Monday, October 4, 2010

Fall...


Two nights ago it was 83 degrees at almost midnight.  Tonite its 53 and drizzly and I’m suddenly realizing how much I missed this summer.  It was never hot this summer.  Not really.  Never officially sweltering in the way the San Fernando Valley can get at the height of the long summer days.  The concrete never got so hot that you could lay yourself out on it in the chilly night air to warm your bones.  The hills never got so tinderbox dry that looking at them sent chills down my spine.  The house never got so hot from days on end of triple digit temperatures that our air conditioning shut down in fatigue and sheer humiliation. 

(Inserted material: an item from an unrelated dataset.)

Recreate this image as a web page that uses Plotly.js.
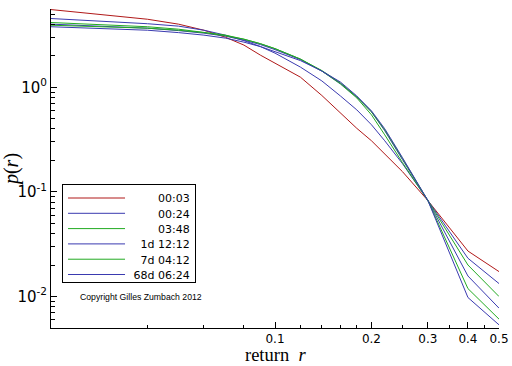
<!DOCTYPE html>
<html><head><meta charset="utf-8">
<script src="https://cdn.plot.ly/plotly-3.0.1.min.js"></script>
<style>html,body{margin:0;padding:0;background:#fff}#chart{width:512px;height:366px}</style>
</head><body><div id="chart"></div>
<script>
// return r (x values)
const returns = [0.02,0.03,0.04,0.05,0.06,0.07,0.08,0.09,0.1,0.12,0.14,0.16,0.18,0.2,0.22,0.25,0.3,0.4,0.5];
// p(r) per time horizon
const p_0003 = [5.53,4.88,4.47,4.01,3.51,3.01,2.53,2.03,1.71,1.25,0.835,0.565,0.405,0.308,0.232,0.156,0.0826,0.0272,0.0173];
const p_0024 = [4.54,4.28,4.05,3.84,3.51,3.15,2.79,2.45,2.12,1.56,1.15,0.826,0.608,0.438,0.308,0.186,0.0826,0.0232,0.0133];
const p_0348 = [4.16,3.96,3.79,3.59,3.36,3.15,2.88,2.61,2.34,1.86,1.43,1.075,0.791,0.545,0.351,0.190,0.0826,0.0200,0.0100];
const p_1d   = [4.01,3.84,3.67,3.48,3.29,3.08,2.82,2.56,2.29,1.84,1.43,1.087,0.808,0.582,0.384,0.203,0.0826,0.0157,0.00774];
const p_7d   = [3.92,3.79,3.67,3.51,3.33,3.11,2.88,2.61,2.34,1.86,1.445,1.099,0.808,0.582,0.392,0.208,0.0826,0.0119,0.00608];
const p_68d  = [3.79,3.63,3.51,3.33,3.15,2.95,2.70,2.45,2.19,1.80,1.43,1.123,0.826,0.595,0.401,0.212,0.0826,0.00978,0.00536];

const seriesNames = ['00:03','00:24','03:48','1d 12:12','7d 04:12','68d 06:24'];
const xTickVals = [0.1,0.2,0.3,0.4,0.5];
const xTickText = ['0.1','0.2','0.3','0.4','0.5'];
const xMinorVals = [0.04,0.06,0.08,0.12,0.14,0.16,0.18,0.25,0.35,0.45];
const yTickVals = [0.01,0.1,1];
const yTickText = ['10<sup>-2</sup>','10<sup>-1</sup>','10<sup>0</sup>'];
const yMinorVals = [0.006,0.007,0.008,0.009,0.02,0.03,0.04,0.05,0.06,0.07,0.08,0.09,0.2,0.3,0.4,0.5,0.6,0.7,0.8,0.9,2,3,4,5];
const xTitle = 'return&nbsp;&nbsp;<i>r</i>';
const yTitle = '<i>p</i>(<i>r</i>)';
const copyrightText = 'Copyright Gilles Zumbach 2012';

const seriesValues = [p_0003,p_0024,p_0348,p_1d,p_7d,p_68d];
const colors = ['#b01818','#3a3ab0','#22aa22','#3a3ab0','#22aa22','#3a3ab0'];

// right-align legend labels with non-breaking spaces (DejaVu: digit ~ 2 spaces)
function units(s){let u=0;for(const c of s){u+=(c===' '||c===':')?1:2;}return u;}
const maxU = Math.max(...seriesNames.map(units));
const padded = seriesNames.map(s => '\u00a0'.repeat(maxU-units(s)+1) + s);

const traces = seriesValues.map((v,i)=>({
  x: returns, y: v, type:'scatter', mode:'lines', name: padded[i],
  line:{color:colors[i], width:1}
}));

const layout = {
  width:512, height:366,
  margin:{l:51, r:13, t:9, b:38},
  paper_bgcolor:'#fff', plot_bgcolor:'#fff',
  showlegend:true,
  xaxis:{
    type:'log', range:[Math.log10(0.02), Math.log10(0.5)],
    tickmode:'array', tickvals:xTickVals, ticktext:xTickText,
    ticks:'inside', ticklen:6, tickcolor:'#000', tickwidth:1,
    minor:{tickvals:xMinorVals, ticks:'inside', ticklen:3, tickcolor:'#000', showgrid:false},
    showline:true, linecolor:'#000', linewidth:1, showgrid:false, zeroline:false,
    tickfont:{family:'DejaVu Sans', size:12, color:'#000'}
  },
  yaxis:{
    type:'log', range:[Math.log10(0.005), Math.log10(5.6)],
    tickmode:'array', tickvals:yTickVals, ticktext:yTickText,
    ticks:'inside', ticklen:6, tickcolor:'#000', tickwidth:1,
    minor:{tickvals:yMinorVals, ticks:'inside', ticklen:4, tickcolor:'#000', showgrid:false},
    showline:true, linecolor:'#000', linewidth:1, showgrid:false, zeroline:false,
    tickfont:{family:'DejaVu Sans', size:15, color:'#000'},
    title:{text:yTitle, font:{family:'Liberation Serif', size:20, color:'#000'}, standoff:2}
  },
  legend:{
    x:0.0246, y:0.4514, xanchor:'left', yanchor:'top',
    bordercolor:'#000', borderwidth:1, bgcolor:'#fff',
    font:{family:'DejaVu Sans', size:11, color:'#000'},
    itemwidth:57, tracegroupgap:0
  },
  annotations:[{
    text:copyrightText, xref:'paper', yref:'paper', x:0.0603, y:0.097,
    xanchor:'left', yanchor:'middle', showarrow:false,
    font:{family:'Liberation Sans', size:8.7, color:'#000'}
  },{
    text:xTitle, xref:'paper', yref:'paper', x:0.5, y:-0.0846,
    xanchor:'center', yanchor:'middle', showarrow:false,
    font:{family:'Liberation Serif', size:18.5, color:'#000'}
  }]
};
Plotly.newPlot('chart', traces, layout, {staticPlot:true, displayModeBar:false}).then(gd => {
  // tighten legend row spacing to match the reference
  const rowGap = 15.3, firstRow = 14, boxH = 98;
  gd.querySelectorAll('.legend .traces').forEach((el,i) => {
    const m = /translate\(\s*([-\d.]+)/.exec(el.getAttribute('transform') || '');
    const x = m ? parseFloat(m[1]) : 0;
    el.setAttribute('transform', 'translate(' + x + ',' + (firstRow + rowGap*i) + ')');
  });
  const bg = gd.querySelector('.legend .bg');
  if (bg) bg.setAttribute('height', boxH);
});
</script></body></html>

And now it is officially fall.  Summer, lost in a chilly fog that shrouded much of Southern California, is technically over.  The grey misty air that dominated the long days and robbed us of the joy of a late night swim sealed the fate of the memory of those months.  Only last week’s few sweltering nights of Indian Summer – Harvest Moon hanging heavy in thick hot air – reminded me of what I love so much about the summer – what I love so much about summer in the valley – in the undignified “818”.  That thick valley night heat hung heavy and sexy and dangerous for five whole days and nights.  It was sad and romantic and thrilling.  And it reminded me of younger days and of different times - not better but perhaps more vibrant. 

Pardon me for sounding morose – I’m not really. It’s just that Sig Other is away as he was most of the summer, working like a man driven by unseen demons riding him to success. And I worked harder in my 44th year than I have in any prior.  So summer passed in a foggy haze, too quick and not particularly memorable.  There were milestones along the way – births and divorces and deaths – too many deaths. It was neither hot nor cold.  Neither wildly fun nor terribly miserable.  It was just a few months of no school for the kids that flowed quickly into shorter days with busy schedules.  Summer 2010 was a quick blip on the calendar of our lives.